迷惑行為で注目、回転ずし「直線型レーン」の実力 はま寿司は直線化で食材廃棄を年1000トン削減
廃棄量削減だけではなく、オペレーションの効率化にもつながる。通常、すしチェーンではネタや商品ごとに価格帯が分かれており、会計前に客が何円皿を何皿食べたか確認する必要がある。
一方、すべての注文がタブレット経由である場合、注文ごとに会計データが更新されるため、店員が皿数を確認する必要がなく、数え間違えるリスクも小さい。また「すしは新鮮な状態で、天ぷらなどのサイドメニューも熱々の状態で提供できることが最大のメリット」だと語る関係者も多い。
だが、すべての企業が直線型レーンに「一本化」しているわけではない。国内店舗数3位の「くら寿司」は全店舗で直線型レーンと回転レーンが併存している。担当者は「すしが流れていることが、回転ずし本来の楽しさ。だからうちは回し続ける」と語る。
くら寿司はカメラ運用変更で「回転」維持
同社は従来、客席上部にAI(人工知能)カメラを設置しており、回転レーンで流している商品も「どの商品がいつ取られたか」を把握している。今回の問題以後、カメラの運用を一部変更し、客の不審な動きも確認できるようにした。
「お客さんは食べたいものが回転レーンで流れてきたらすぐ取ることができ、流れていなくてもタブレットで注文できる。安全面さえ担保すれば、これが最も効率的だ」(くら寿司担当者)
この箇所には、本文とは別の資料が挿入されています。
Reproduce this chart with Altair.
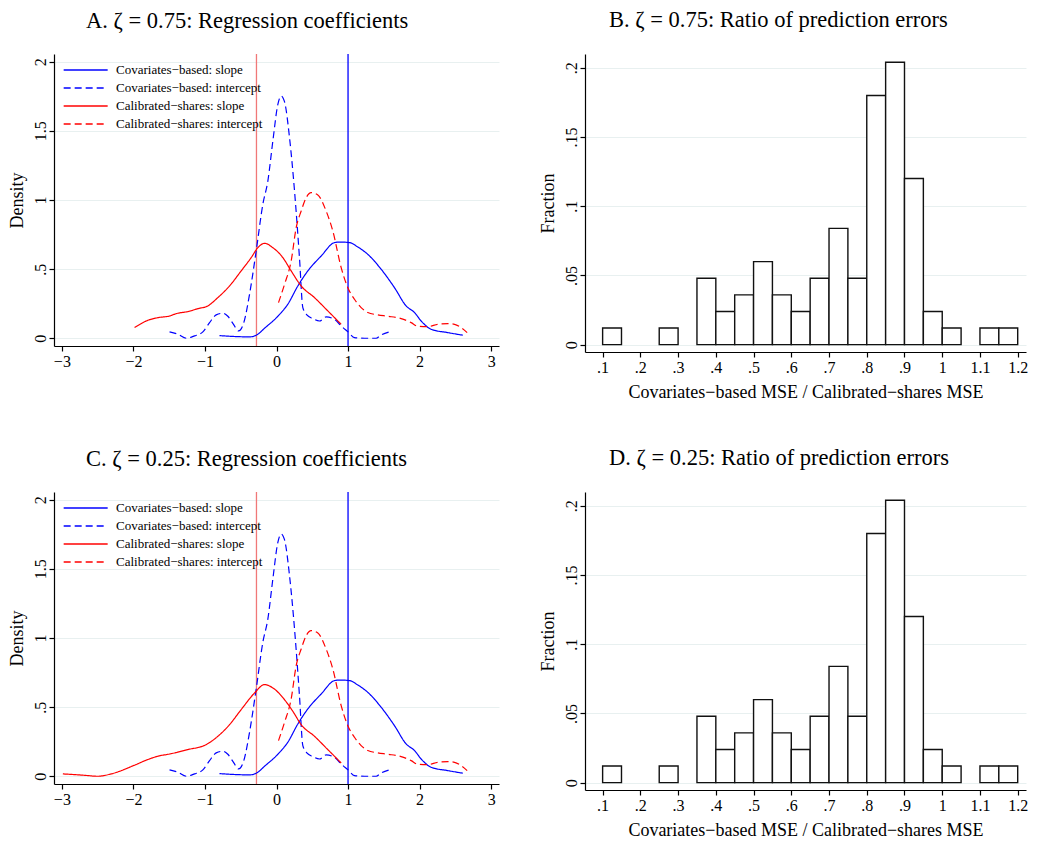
import altair as alt
import pandas as pd

SERIES = ["Covariates\u2212based: slope", "Covariates\u2212based: intercept",
          "Calibrated\u2212shares: slope", "Calibrated\u2212shares: intercept"]

# ---- kernel density curves ----
cov_slope_x = [-0.797, -0.377, -0.261, -0.168, 0.019, 0.158, 0.298, 0.438, 0.624, 0.811, 0.880, 1.020,
               1.137, 1.276, 1.463, 1.649, 1.812, 1.929, 2.022, 2.161, 2.394, 2.604]
cov_slope_y = [0.019, 0.010, 0.029, 0.072, 0.159, 0.246, 0.378, 0.487, 0.595, 0.692, 0.696, 0.692,
               0.660, 0.607, 0.499, 0.366, 0.234, 0.186, 0.125, 0.065, 0.041, 0.022]

cov_int_x = [-1.495, -1.379, -1.262, -1.146, -1.029, -0.936, -0.843, -0.750, -0.680, -0.601, -0.531,
             -0.457, -0.377, -0.284, -0.191, -0.121, -0.051, 0.019, 0.065, 0.112, 0.182, 0.252, 0.321,
             0.368, 0.424, 0.508, 0.601, 0.694, 0.811, 0.904, 1.000, 1.090, 1.230, 1.393, 1.463, 1.579]
cov_int_y = [0.046, 0.029, 0.0, 0.017, 0.046, 0.113, 0.169, 0.181, 0.159, 0.101, 0.053,
             0.113, 0.318, 0.631, 0.969, 1.137, 1.427, 1.692, 1.752, 1.711, 1.451, 1.065, 0.583,
             0.222, 0.169, 0.142, 0.125, 0.154, 0.137, 0.089, 0.046, 0.005, 0.0, 0.0, 0.024, 0.046]

cal_slope_a_x = [-1.984, -1.798, -1.658, -1.495, -1.402, -1.239, -1.099, -0.960, -0.820, -0.657, -0.494,
                 -0.354, -0.261, -0.168, -0.051, 0.089, 0.205, 0.345, 0.531, 0.717, 0.904]
cal_slope_a_y = [0.077, 0.130, 0.149, 0.161, 0.178, 0.193, 0.214, 0.234, 0.294, 0.378, 0.487,
                 0.583, 0.655, 0.687, 0.655, 0.583, 0.487, 0.378, 0.294, 0.198, 0.101]

cal_slope_c_x = [-2.986, -2.683, -2.497, -2.311, -1.984, -1.798, -1.658, -1.495, -1.239, -0.983, -0.820,
                 -0.657, -0.494, -0.307, -0.168, -0.051, 0.112, 0.228, 0.345, 0.531, 0.717, 0.904]
cal_slope_c_y = [0.017, 0.007, 0.0, 0.017, 0.080, 0.121, 0.145, 0.161, 0.193, 0.229, 0.289,
                 0.373, 0.482, 0.602, 0.663, 0.639, 0.554, 0.470, 0.373, 0.289, 0.193, 0.096]

cal_int_x = [0.028, 0.112, 0.205, 0.275, 0.345, 0.415, 0.484, 0.578, 0.694, 0.787, 0.904, 0.997,
             1.090, 1.183, 1.276, 1.416, 1.556, 1.742, 1.882, 1.975, 2.115, 2.255, 2.394, 2.488,
             2.581, 2.665]
cal_int_y = [0.258, 0.390, 0.559, 0.800, 0.920, 1.017, 1.053, 1.036, 0.920, 0.776, 0.511, 0.366,
             0.282, 0.222, 0.186, 0.169, 0.159, 0.142, 0.113, 0.087, 0.084, 0.101, 0.106, 0.101,
             0.077, 0.041]

# reference lines (true values): covariates-based slope, calibrated-shares slope
ref_x = [1.0, -0.28]
ref_color = ["#0000ff", "#f07878"]

# ---- histogram of MSE ratios (fraction per 0.05 bin) ----
bin_start = [0.10, 0.25, 0.35, 0.40, 0.45, 0.50, 0.55, 0.60, 0.65, 0.70, 0.75, 0.80, 0.85, 0.90,
             0.95, 1.00, 1.10, 1.15]
fraction = [0.012, 0.012, 0.048, 0.024, 0.036, 0.060, 0.036, 0.024, 0.048, 0.084, 0.048, 0.180,
            0.204, 0.120, 0.024, 0.012, 0.012, 0.012]
BIN_W = 0.05

FONT = "Liberation Serif"
LBL_EXPR = ("datum.value == 0 ? '0' : (abs(datum.value) < 1 ? "
            "replace(format(datum.value, ''), '0.', '.') : format(datum.value, ''))")


def curve_df(cal_x, cal_y):
    rows = []
    for s, xs, ys in [(SERIES[0], cov_slope_x, cov_slope_y), (SERIES[1], cov_int_x, cov_int_y),
                      (SERIES[2], cal_x, cal_y), (SERIES[3], cal_int_x, cal_int_y)]:
        for i, (a, b) in enumerate(zip(xs, ys)):
            rows.append({"series": s, "x": a, "y": b, "i": i})
    return pd.DataFrame(rows)


def make_legend():
    return alt.Legend(title=None, orient="none", legendX=9, legendY=8,
                      symbolType="M-1,0H5", symbolSize=215, symbolStrokeWidth=1.3,
                      labelFont=FONT, labelFontSize=13, labelColor="black",
                      labelOffset=37, rowPadding=3, padding=0)


def density_panel(title, cal_x, cal_y):
    df = curve_df(cal_x, cal_y)
    xs = alt.Scale(domain=[-3.11, 3.11], nice=False, zero=False)
    ys = alt.Scale(domain=[-0.056, 2.056], nice=False, zero=False)
    lines = alt.Chart(df).mark_line(strokeWidth=1.2, interpolate="monotone", clip=True).encode(
        x=alt.X("x:Q", scale=xs, title=None,
                axis=alt.Axis(values=[-3, -2, -1, 0, 1, 2, 3], labelExpr=LBL_EXPR, grid=False,
                              labelPadding=2)),
        y=alt.Y("y:Q", scale=ys, title="Density",
                axis=alt.Axis(values=[0, 0.5, 1, 1.5, 2], labelExpr=LBL_EXPR, labelAngle=270,
                              labelAlign="center", labelBaseline="bottom", labelPadding=1,
                              titlePadding=6)),
        color=alt.Color("series:N", scale=alt.Scale(domain=SERIES,
                        range=["#0000ff", "#0000ff", "#ff0000", "#ff0000"]),
                        legend=make_legend()),
        strokeDash=alt.StrokeDash("series:N", scale=alt.Scale(domain=SERIES,
                                  range=[[1, 0], [7, 4], [1, 0], [7, 4]]), legend=make_legend()),
        order="i:Q",
    )
    rule_layers = []
    for xv, col in zip(ref_x, ref_color):
        rule_layers.append(
            alt.Chart(pd.DataFrame({"x": [xv]})).mark_rule(strokeWidth=1.3, color=col).encode(
                x=alt.X("x:Q", scale=xs)))
    return alt.layer(*rule_layers, lines).properties(
        width=445, height=292,
        title=alt.TitleParams(title, anchor="start", frame="group", dx=32, offset=3,
                              baseline="alphabetic", font=FONT, fontSize=22.5, fontWeight="normal"))


def hist_panel(title):
    hdf = pd.DataFrame({"start": bin_start, "frac": fraction})
    hdf["end"] = hdf["start"] + BIN_W
    return alt.Chart(hdf).mark_bar(fill="white", stroke="#111111", strokeWidth=1.4).encode(
        x=alt.X("start:Q", scale=alt.Scale(domain=[0.0533, 1.222], nice=False, zero=False),
                title="Covariates\u2212based MSE / Calibrated\u2212shares MSE",
                axis=alt.Axis(values=[0.1, 0.2, 0.3, 0.4, 0.5, 0.6, 0.7, 0.8, 0.9, 1.0, 1.1, 1.2],
                              labelExpr=LBL_EXPR, grid=False, labelPadding=2, titlePadding=8)),
        x2="end:Q",
        y=alt.Y("frac:Q", scale=alt.Scale(domain=[-0.0053, 0.210], nice=False, zero=False),
                title="Fraction",
                axis=alt.Axis(values=[0, 0.05, 0.1, 0.15, 0.2], labelExpr=LBL_EXPR, labelAngle=270,
                              labelAlign="center", labelBaseline="bottom", labelPadding=1,
                              titlePadding=6)),
        y2=alt.datum(0),
    ).properties(
        width=441, height=298,
        title=alt.TitleParams(title, anchor="start", frame="group", dx=24, offset=5,
                              baseline="alphabetic", font=FONT, fontSize=22.5, fontWeight="normal"))


A = density_panel("A. \u03b6 = 0.75: Regression coefficients", cal_slope_a_x, cal_slope_a_y)
B = hist_panel("B. \u03b6 = 0.75: Ratio of prediction errors")
C = density_panel("C. \u03b6 = 0.25: Regression coefficients", cal_slope_c_x, cal_slope_c_y)
D = hist_panel("D. \u03b6 = 0.25: Ratio of prediction errors")

row1 = alt.hconcat(A, B, spacing=40).resolve_scale(
    color="independent", strokeDash="independent").resolve_legend(
    color="independent", strokeDash="independent")
row2 = alt.hconcat(C, D, spacing=40).resolve_scale(
    color="independent", strokeDash="independent").resolve_legend(
    color="independent", strokeDash="independent")

chart = alt.vconcat(row1, row2, spacing=45).resolve_scale(
    color="independent", strokeDash="independent").resolve_legend(
    color="independent", strokeDash="independent").properties(
    padding=0).configure_view(stroke=None).configure_axis(
    labelFont=FONT, labelFontSize=16, labelColor="black",
    titleFont=FONT, titleFontSize=18, titleFontWeight="normal", titleColor="black",
    domainColor="black", domainWidth=1.2, tickColor="black", tickWidth=1.2, tickSize=5,
    gridColor="#e8f0f0", gridWidth=1,
)

chart.save("out.html", embed_options={"renderer": "svg", "actions": False})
別のすしチェーンの役員は「すしを回すことは広告宣伝の手段として有効」だと指摘する。皿がレーンで回っていないと、客は「自分が食べたいもの」を能動的にタブレットから選ぶ。すると他のネタよりも原価率が高いマグロやサーモンなど定番品の注文が増えがちになるという。
ネタを流して見せれば、客を利益率の高い高付加価値商品や期間限定品、サイドメニューへ誘導できる。こうした広告宣伝効果はレーン直線化で薄れてしまうため、「タブレットの表示や客席の装飾など、別のPR方法を導入することが不可欠だ」(同)。